EXERCISE AIM =>
Look through the records that follow. Copy every line containing the word "this".

___ INPUT DATA ___

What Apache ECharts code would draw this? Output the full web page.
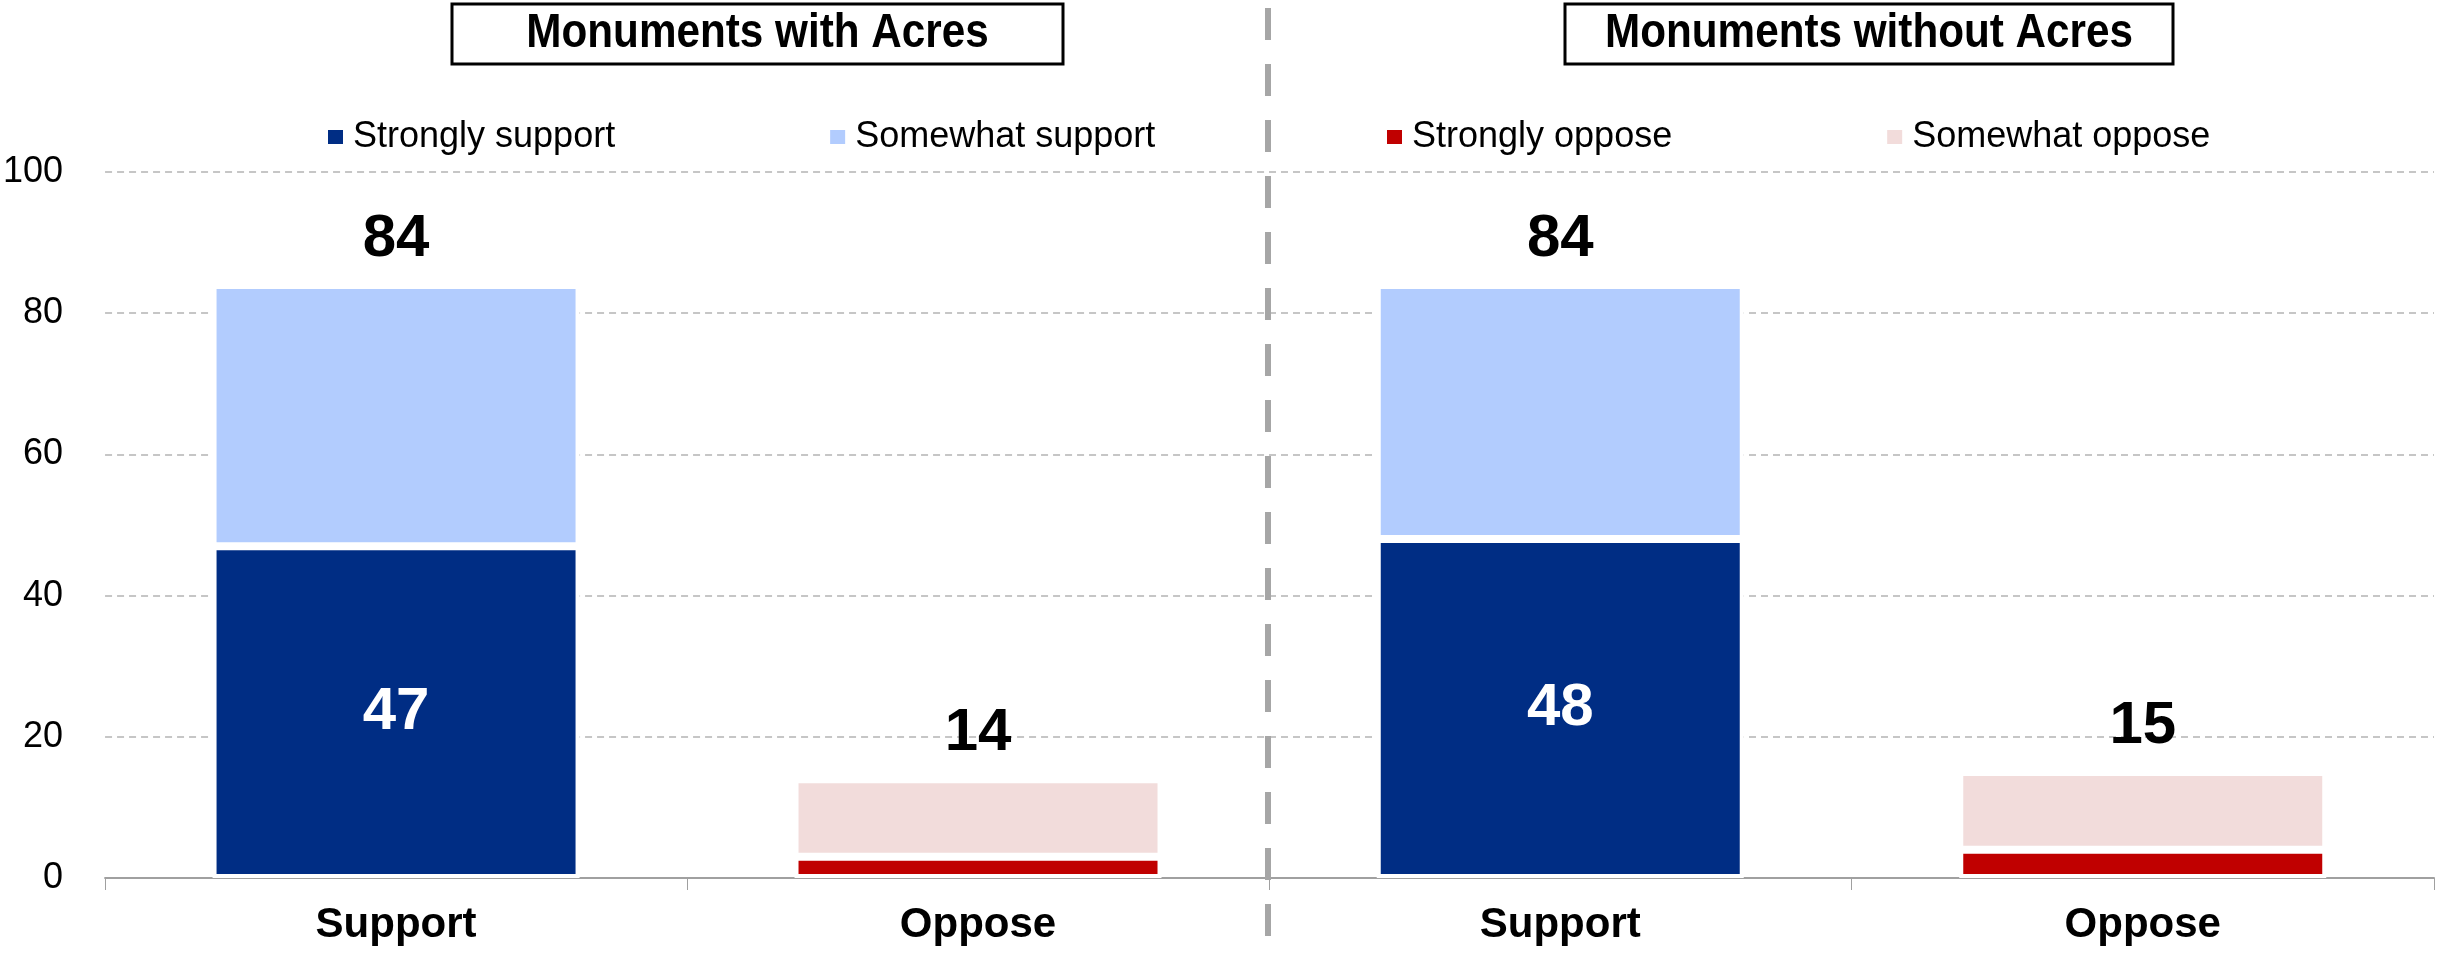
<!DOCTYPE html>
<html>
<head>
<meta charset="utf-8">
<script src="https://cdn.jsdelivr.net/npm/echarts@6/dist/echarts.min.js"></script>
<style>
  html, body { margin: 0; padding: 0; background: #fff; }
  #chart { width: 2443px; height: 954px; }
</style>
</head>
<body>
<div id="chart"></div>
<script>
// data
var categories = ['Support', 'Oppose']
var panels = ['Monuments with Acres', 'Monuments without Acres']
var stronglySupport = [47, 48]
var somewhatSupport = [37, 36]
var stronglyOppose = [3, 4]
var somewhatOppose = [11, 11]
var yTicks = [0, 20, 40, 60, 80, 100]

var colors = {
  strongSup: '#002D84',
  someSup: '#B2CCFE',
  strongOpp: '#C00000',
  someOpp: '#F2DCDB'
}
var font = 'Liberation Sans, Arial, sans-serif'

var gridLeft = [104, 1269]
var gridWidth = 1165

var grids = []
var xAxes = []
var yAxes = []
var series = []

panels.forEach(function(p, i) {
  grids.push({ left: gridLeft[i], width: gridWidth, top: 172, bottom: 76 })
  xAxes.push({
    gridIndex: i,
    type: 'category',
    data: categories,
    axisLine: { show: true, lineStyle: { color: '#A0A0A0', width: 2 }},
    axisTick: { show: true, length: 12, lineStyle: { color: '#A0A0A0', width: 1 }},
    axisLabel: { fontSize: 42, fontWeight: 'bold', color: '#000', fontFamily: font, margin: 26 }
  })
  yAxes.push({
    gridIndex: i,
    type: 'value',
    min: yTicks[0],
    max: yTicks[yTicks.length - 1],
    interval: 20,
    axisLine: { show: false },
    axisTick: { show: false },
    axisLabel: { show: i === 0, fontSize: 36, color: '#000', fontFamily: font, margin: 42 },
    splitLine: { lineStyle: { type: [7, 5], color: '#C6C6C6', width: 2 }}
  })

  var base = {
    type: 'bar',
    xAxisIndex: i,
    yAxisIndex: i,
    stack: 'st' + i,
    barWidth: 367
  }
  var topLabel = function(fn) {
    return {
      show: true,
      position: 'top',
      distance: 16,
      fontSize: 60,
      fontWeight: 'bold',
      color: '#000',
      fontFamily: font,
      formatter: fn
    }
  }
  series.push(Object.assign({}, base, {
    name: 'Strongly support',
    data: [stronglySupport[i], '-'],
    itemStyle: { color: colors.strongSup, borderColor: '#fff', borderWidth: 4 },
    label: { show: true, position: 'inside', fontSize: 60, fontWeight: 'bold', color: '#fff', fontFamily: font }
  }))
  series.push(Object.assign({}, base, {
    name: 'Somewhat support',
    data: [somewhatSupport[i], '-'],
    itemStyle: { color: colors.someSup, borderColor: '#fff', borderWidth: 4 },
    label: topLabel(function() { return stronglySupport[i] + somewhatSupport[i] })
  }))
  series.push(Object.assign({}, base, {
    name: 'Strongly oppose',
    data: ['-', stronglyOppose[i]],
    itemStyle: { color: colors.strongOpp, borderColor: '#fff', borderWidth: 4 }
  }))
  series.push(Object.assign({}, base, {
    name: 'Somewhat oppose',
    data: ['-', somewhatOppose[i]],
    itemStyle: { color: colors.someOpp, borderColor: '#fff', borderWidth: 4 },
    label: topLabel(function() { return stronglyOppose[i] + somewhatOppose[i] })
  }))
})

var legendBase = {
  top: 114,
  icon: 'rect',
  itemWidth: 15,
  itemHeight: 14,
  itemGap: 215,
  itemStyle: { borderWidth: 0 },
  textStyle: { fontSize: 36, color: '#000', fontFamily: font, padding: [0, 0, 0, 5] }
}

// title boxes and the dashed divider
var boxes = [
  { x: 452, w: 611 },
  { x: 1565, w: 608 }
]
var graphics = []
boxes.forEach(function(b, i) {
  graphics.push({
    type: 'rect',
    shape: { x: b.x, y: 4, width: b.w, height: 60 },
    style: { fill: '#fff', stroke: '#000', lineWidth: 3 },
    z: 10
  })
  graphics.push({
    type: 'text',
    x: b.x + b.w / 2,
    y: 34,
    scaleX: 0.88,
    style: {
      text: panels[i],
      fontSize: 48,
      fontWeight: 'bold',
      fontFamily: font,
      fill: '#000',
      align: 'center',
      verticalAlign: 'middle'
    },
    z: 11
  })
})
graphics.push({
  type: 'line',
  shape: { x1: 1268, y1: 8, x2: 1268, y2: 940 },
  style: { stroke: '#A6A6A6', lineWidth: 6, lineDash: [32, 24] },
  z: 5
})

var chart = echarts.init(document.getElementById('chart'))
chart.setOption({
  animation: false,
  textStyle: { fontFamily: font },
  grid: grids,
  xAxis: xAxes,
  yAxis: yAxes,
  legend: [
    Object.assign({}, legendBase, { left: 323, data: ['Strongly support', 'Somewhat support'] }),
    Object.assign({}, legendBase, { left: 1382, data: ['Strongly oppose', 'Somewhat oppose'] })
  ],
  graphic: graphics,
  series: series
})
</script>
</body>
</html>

___
___ INPUT DATA ___

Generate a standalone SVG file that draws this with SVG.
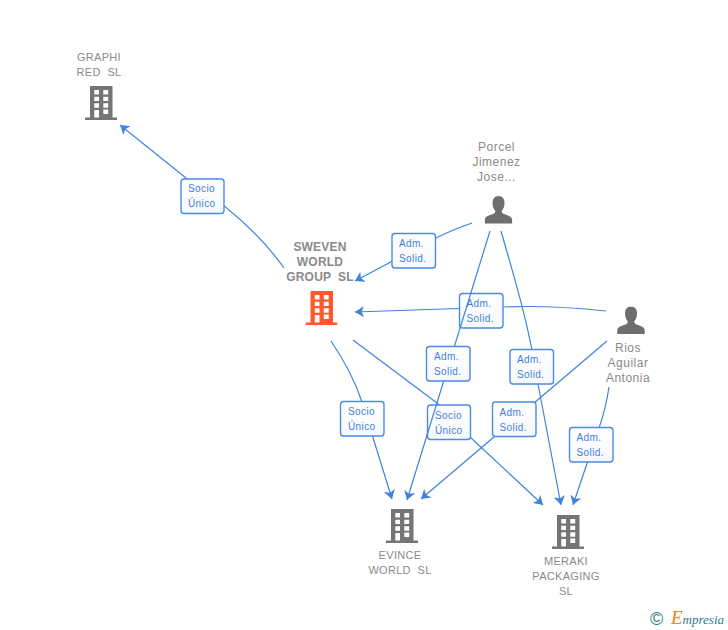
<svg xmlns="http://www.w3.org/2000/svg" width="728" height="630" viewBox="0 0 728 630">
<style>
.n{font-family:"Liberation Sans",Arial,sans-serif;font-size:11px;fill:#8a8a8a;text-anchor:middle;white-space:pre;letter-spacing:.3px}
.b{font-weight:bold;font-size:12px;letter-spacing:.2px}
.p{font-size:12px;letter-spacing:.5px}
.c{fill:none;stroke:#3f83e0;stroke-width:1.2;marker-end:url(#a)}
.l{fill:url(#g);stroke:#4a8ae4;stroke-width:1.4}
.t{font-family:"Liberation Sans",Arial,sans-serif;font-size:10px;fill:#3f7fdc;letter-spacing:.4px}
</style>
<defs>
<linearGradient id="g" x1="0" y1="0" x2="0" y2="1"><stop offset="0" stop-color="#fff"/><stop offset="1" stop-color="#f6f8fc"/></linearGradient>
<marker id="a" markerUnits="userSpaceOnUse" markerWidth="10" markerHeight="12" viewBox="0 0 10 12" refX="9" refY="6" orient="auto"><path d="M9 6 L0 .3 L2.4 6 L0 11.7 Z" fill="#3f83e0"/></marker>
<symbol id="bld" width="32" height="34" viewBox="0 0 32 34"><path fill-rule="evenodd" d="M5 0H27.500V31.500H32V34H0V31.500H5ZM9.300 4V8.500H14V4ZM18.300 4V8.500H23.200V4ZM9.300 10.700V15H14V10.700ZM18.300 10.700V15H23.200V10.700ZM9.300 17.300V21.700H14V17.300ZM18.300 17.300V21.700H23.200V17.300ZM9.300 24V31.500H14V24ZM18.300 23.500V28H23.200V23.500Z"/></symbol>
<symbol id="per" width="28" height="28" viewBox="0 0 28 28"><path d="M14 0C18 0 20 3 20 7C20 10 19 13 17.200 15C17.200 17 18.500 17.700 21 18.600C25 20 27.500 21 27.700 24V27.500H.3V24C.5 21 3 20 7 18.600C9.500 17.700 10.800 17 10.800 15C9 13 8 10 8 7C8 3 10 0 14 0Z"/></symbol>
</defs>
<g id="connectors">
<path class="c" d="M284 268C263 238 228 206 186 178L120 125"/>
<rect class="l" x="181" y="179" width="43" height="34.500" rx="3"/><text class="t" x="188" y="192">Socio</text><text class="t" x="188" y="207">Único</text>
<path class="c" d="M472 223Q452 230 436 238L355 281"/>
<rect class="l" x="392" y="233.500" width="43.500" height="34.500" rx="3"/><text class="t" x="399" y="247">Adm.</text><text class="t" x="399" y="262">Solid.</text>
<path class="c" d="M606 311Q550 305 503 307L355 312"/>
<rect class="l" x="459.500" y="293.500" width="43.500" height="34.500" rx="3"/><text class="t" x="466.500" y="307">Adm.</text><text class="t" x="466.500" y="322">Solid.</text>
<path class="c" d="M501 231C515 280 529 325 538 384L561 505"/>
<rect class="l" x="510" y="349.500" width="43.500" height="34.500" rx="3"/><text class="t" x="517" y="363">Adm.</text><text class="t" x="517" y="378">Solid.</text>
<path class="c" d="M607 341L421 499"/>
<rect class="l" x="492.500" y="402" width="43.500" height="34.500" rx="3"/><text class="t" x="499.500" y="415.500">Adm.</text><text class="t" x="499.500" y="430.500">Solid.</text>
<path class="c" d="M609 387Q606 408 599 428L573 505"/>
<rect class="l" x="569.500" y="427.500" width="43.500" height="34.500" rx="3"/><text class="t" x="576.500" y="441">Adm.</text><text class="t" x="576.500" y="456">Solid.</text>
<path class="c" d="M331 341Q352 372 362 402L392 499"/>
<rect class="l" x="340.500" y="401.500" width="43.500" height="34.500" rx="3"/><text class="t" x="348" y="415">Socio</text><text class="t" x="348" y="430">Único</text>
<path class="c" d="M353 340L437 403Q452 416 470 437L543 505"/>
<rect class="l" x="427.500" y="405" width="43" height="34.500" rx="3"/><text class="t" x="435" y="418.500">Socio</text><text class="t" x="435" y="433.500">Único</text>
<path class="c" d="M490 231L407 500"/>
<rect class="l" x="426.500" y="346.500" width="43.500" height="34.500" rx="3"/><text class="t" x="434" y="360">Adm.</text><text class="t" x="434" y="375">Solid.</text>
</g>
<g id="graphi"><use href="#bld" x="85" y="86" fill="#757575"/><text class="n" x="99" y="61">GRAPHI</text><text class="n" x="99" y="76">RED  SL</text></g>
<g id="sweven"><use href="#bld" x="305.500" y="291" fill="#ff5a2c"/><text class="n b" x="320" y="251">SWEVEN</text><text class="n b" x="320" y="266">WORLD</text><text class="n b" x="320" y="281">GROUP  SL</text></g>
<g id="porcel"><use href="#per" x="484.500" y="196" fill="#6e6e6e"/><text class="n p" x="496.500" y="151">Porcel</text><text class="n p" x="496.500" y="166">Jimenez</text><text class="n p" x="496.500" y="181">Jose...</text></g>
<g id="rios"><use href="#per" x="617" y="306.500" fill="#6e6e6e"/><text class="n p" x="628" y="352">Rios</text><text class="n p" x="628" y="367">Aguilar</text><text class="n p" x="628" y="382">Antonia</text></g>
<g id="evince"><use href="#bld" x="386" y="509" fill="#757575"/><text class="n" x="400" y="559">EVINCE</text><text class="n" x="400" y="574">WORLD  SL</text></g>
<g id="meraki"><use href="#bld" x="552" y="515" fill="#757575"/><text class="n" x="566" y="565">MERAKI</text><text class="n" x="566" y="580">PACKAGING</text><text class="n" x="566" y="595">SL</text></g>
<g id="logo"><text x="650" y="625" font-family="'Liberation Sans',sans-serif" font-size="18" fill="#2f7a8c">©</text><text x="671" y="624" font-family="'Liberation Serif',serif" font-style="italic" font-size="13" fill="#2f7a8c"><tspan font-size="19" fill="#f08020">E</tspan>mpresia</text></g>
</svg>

___

CORRECT RESULT =>
What Apache ECharts code would draw this? Output the full web page.
Generate a standalone SVG file that draws this with SVG.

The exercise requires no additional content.